Open source business intelligence provider JasperSoft is among the many software vendors looking to help companies derive value from Big Data information. The new JasperSoft 4.5 release isn't just about connecting to Big Data, it's about analyzing the data quickly.
Mike Boyarski, director of product marketing at JasperSoft, explained to InternetNews.com that analytics solutions typically connect to Big Data framework Apache Hadoop via the Hive interface. Hive provides a SQL layer for Hadoop, using a syntax familiar to enterprises. A problem with Hive is that it can add latency, slowing the analytics process.
JasperSoft 4.5 takes a new approach to connecting to Hadoop data. Instead of getting at the data via Hive, JasperSoft uses the HBase layer. The end result, according to Boyarski, is that users no longer need to wait long periods of time during data analysis.
“HBase does not have a SQL interface, so it's different but we're able to pass query parameters and filters to the storage engine and get results," Boyarski said. "Based on those results we can then format the data so that someone can make sense of it."
JasperSoft's BI solution has included an in-memory analysis capability since at least the 3.7 release in January of 2010. In-memory analysis can help speed up queries against traditional data stores and, with the 4.5 release, might be of some benefit with Big Data as well.
Boyarski noted that since JasperSoft 4.5 is able to pass parameter filters to the Hadoop query, a manageable amount of data could potentially be handled in-memory.\
“It's a combination of being able to control the results set query, and our engine is intelligent to know if the result set is too large to take advantage of in-memory processing," Boyarski said.
JasperSoft isn't the only vendor that uses in-memory for speeding up analytics. Leveraging fast in-memory analysis is also a key feature of the recently announced Exalytics appliance from Oracle.
By going the HBase route, JasperSoft loses the power of SQL. Boyarski noted that the HBase interface is designed more for short, iterative queries that don't require the MapReduce infrastructure, as Hive does. As such, HBase has a simpler structure and lacks the strength of SQL. It is faster, however, since it has less overhead.
“The downside to the simplicity is that there is only so much you can pass through the query filter,” Boyarski said. "It's evolving, and as HBase improves we will be able to pass more to the environment to take advantage of more sophistication."
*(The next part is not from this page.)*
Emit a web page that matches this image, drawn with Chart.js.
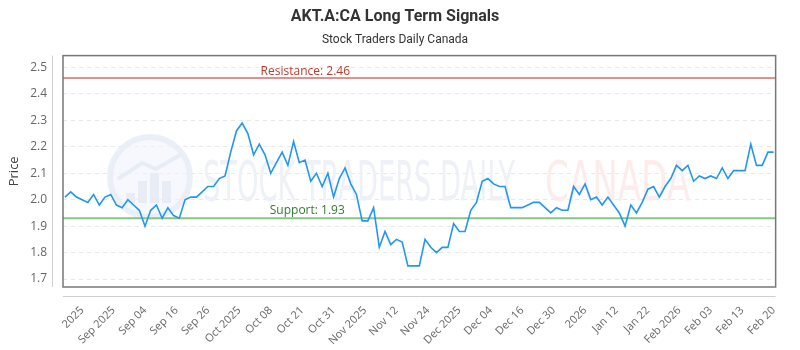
<!DOCTYPE html>
<html>
<head>
<meta charset="utf-8">
<title>AKT.A:CA Long Term Signals</title>
<script src="https://cdn.jsdelivr.net/npm/chart.js@4/dist/chart.umd.min.js"></script>
<style>
  html, body { margin: 0; padding: 0; background: #fff; }
  #wrap { width: 800px; height: 350px; }
</style>
</head>
<body>
<div id="wrap"><canvas id="chart" width="800" height="350"></canvas></div>
<script>
// x axis tick labels (shown evenly along the series)
const tickLabels = ['2025', 'Sep 2025', 'Sep 04', 'Sep 16', 'Sep 26', 'Oct 2025', 'Oct 08', 'Oct 21',
  'Oct 31', 'Nov 2025', 'Nov 12', 'Nov 24', 'Dec 2025', 'Dec 04', 'Dec 16', 'Dec 30', '2026',
  'Jan 12', 'Jan 22', 'Feb 2026', 'Feb 03', 'Feb 13', 'Feb 20'];

// daily closes
const prices = [
  2.01, 2.03, 2.01, 2.00, 1.99, 2.02, 1.98, 2.01, 2.02, 1.98, 1.97, 2.00, 1.98, 1.96, 1.90, 1.96,
  1.98, 1.93, 1.97, 1.94, 1.93, 2.00, 2.01, 2.01, 2.03,
  2.05, 2.05, 2.08, 2.09, 2.18, 2.26, 2.29, 2.25, 2.17, 2.21, 2.17, 2.10, 2.14, 2.18, 2.13, 2.22,
  2.14, 2.15, 2.07, 2.10, 2.05, 2.10, 2.01, 2.08,
  2.12, 2.06, 2.02, 1.92, 1.92, 1.97, 1.82, 1.88, 1.83, 1.85, 1.84, 1.75, 1.75, 1.75, 1.85, 1.82,
  1.80, 1.82, 1.82, 1.91, 1.88, 1.88, 1.96, 1.99, 2.07,
  2.08, 2.06, 2.05, 2.05, 1.97, 1.97, 1.97, 1.98, 1.99, 1.99, 1.97, 1.95, 1.97, 1.96, 1.96, 2.05,
  2.02, 2.06, 2.00, 2.01, 1.98, 2.01, 1.98, 1.95, 1.90,
  1.98, 1.95, 1.99, 2.04, 2.05, 2.01, 2.05, 2.08, 2.13, 2.11, 2.13, 2.07, 2.09, 2.08, 2.09, 2.08,
  2.12, 2.08, 2.11, 2.11, 2.11, 2.21, 2.13, 2.13, 2.18, 2.18
];

const yTicks = [1.7, 1.8, 1.9, 2.0, 2.1, 2.2, 2.3, 2.4, 2.5];
const resistance = 2.46;
const support = 1.93;

const lastIdx = prices.length - 1;
// first tick sits 3 points in, last tick on the last point
const tickStart = 3;
const tickStep = (lastIdx - tickStart) / (tickLabels.length - 1);

const frame = {
  id: 'frame',
  beforeDatasetsDraw(chart) {
    const { ctx, chartArea: a } = chart;
    ctx.save();
    // faint watermark
    const cx = a.left + 87, cy = 177;
    ctx.beginPath();
    ctx.arc(cx, cy, 40, 0, Math.PI * 2);
    ctx.fillStyle = 'rgba(240,244,251,0.6)';
    ctx.fill();
    ctx.lineWidth = 6;
    ctx.strokeStyle = 'rgba(230,236,246,0.8)';
    ctx.stroke();
    ctx.fillStyle = 'rgba(228,234,244,0.8)';
    [[-24, 10], [-12, 22], [0, 30], [12, 22]].forEach(([dx, h]) => {
      ctx.fillRect(cx + dx, cy + 26 - h, 9, h);
    });
    ctx.beginPath();
    ctx.moveTo(cx - 32, cy + 2);
    ctx.lineTo(cx - 8, cy - 14);
    ctx.lineTo(cx + 6, cy - 8);
    ctx.lineTo(cx + 30, cy - 22);
    ctx.lineWidth = 4;
    ctx.strokeStyle = 'rgba(228,234,244,0.8)';
    ctx.stroke();

    const drawStretched = (txt, left, right, color) => {
      ctx.font = '56px "DejaVu Sans Condensed", "DejaVu Sans", sans-serif';
      const w = ctx.measureText(txt).width;
      ctx.save();
      ctx.translate(left, 200);
      ctx.scale((right - left) / w, 1);
      ctx.fillStyle = color;
      ctx.textBaseline = 'alphabetic';
      ctx.textAlign = 'left';
      ctx.fillText(txt, 0, 0);
      ctx.restore();
    };
    drawStretched('STOCK TRADERS DAILY', a.left + 140, a.left + 452, '#eef1f7');
    drawStretched('CANADA', a.left + 482, a.left + 627, '#fdecec');
    ctx.restore();
  },
  afterDatasetsDraw(chart) {
    const { ctx, chartArea: a, scales } = chart;
    ctx.save();
    ctx.font = '12px "Open Sans", sans-serif';
    ctx.textAlign = 'center';
    ctx.textBaseline = 'bottom';
    const rx = a.left + 0.34 * (a.right - a.left);
    ctx.fillStyle = '#c0392b';
    ctx.fillText('Resistance: ' + resistance.toFixed(2), rx, scales.y.getPixelForValue(resistance) - 1);
    ctx.fillStyle = '#2e7d32';
    ctx.fillText('Support: ' + support.toFixed(2), rx + 2, scales.y.getPixelForValue(support) - 2);

    // plot box
    ctx.strokeStyle = '#777';
    ctx.lineWidth = 1.5;
    ctx.strokeRect(a.left, a.top, a.right - a.left, a.bottom - a.top);
    // detached axis lines
    ctx.strokeStyle = '#d0d0d0';
    ctx.lineWidth = 1;
    ctx.beginPath();
    ctx.moveTo(a.left - 10.5, a.top);
    ctx.lineTo(a.left - 10.5, a.bottom);
    ctx.moveTo(a.left, a.bottom + 9.5);
    ctx.lineTo(a.right, a.bottom + 9.5);
    ctx.stroke();
    ctx.restore();
  }
};

new Chart(document.getElementById('chart'), {
  type: 'line',
  data: {
    datasets: [{
      label: 'Price',
      data: prices.map((v, i) => ({ x: i, y: v })),
      borderColor: '#2196f3',
      borderWidth: 1.6,
      pointRadius: 0,
      tension: 0
    }, {
      label: 'Resistance',
      data: [{ x: -1, y: resistance }, { x: lastIdx + 1, y: resistance }],
      borderColor: '#dd6b66',
      borderWidth: 1.5,
      pointRadius: 0
    }, {
      label: 'Support',
      data: [{ x: -1, y: support }, { x: lastIdx + 1, y: support }],
      borderColor: '#88c388',
      borderWidth: 2,
      pointRadius: 0
    }]
  },
  options: {
    responsive: false,
    animation: false,
    layout: { padding: { left: 0, right: 10, top: 0, bottom: 0 } },
    plugins: {
      legend: { display: false },
      tooltip: { enabled: false },
      title: {
        display: true,
        text: 'AKT.A:CA Long Term Signals',
        color: '#333',
        font: { family: 'Roboto', size: 16, weight: 'bold' },
        padding: { top: 7, bottom: 4 }
      },
      subtitle: {
        display: true,
        text: 'Stock Traders Daily Canada',
        color: '#333',
        font: { family: 'Roboto', size: 12 },
        padding: { top: 3, bottom: 8 }
      }
    },
    scales: {
      x: {
        type: 'linear',
        min: -0.35,
        max: lastIdx + 0.35,
        afterBuildTicks(scale) {
          scale.ticks = tickLabels.map((t, j) => ({ value: tickStart + j * tickStep }));
        },
        afterFit(scale) { scale.height = 63; },
        grid: { display: false, drawTicks: false },
        border: { display: false },
        ticks: {
          autoSkip: false,
          minRotation: 45,
          maxRotation: 45,
          padding: 17,
          color: '#666',
          font: { family: 'Open Sans', size: 11 },
          callback: (v, i) => tickLabels[i]
        }
      },
      y: {
        min: 1.67,
        max: 2.545,
        afterBuildTicks(scale) {
          scale.ticks = yTicks.map(v => ({ value: v }));
        },
        afterFit(scale) { scale.width = 63; },
        grid: { color: '#e8e8e8', drawTicks: false },
        border: { display: false, dash: [4, 4] },
        ticks: {
          padding: 16,
          color: '#666',
          font: { family: 'Open Sans', size: 12 },
          callback: v => v.toFixed(1)
        },
        title: {
          display: true,
          text: 'Price',
          color: '#444',
          font: { family: 'Open Sans', size: 13 },
          padding: { top: 6, bottom: 0 }
        }
      }
    }
  },
  plugins: [frame]
});
</script>
</body>
</html>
While the process of analyzing Hadoop data using HBase is faster from a processing perspective, writing queries with the HBase approach might involve more time up front.
“We haven't got to the point where it's a wizard-driven query design environment," Boyarski said. "I would expect that is something that we'll look at in the future as we do have a metadata layer solution for relational data, and that is a wizard-driven query designer."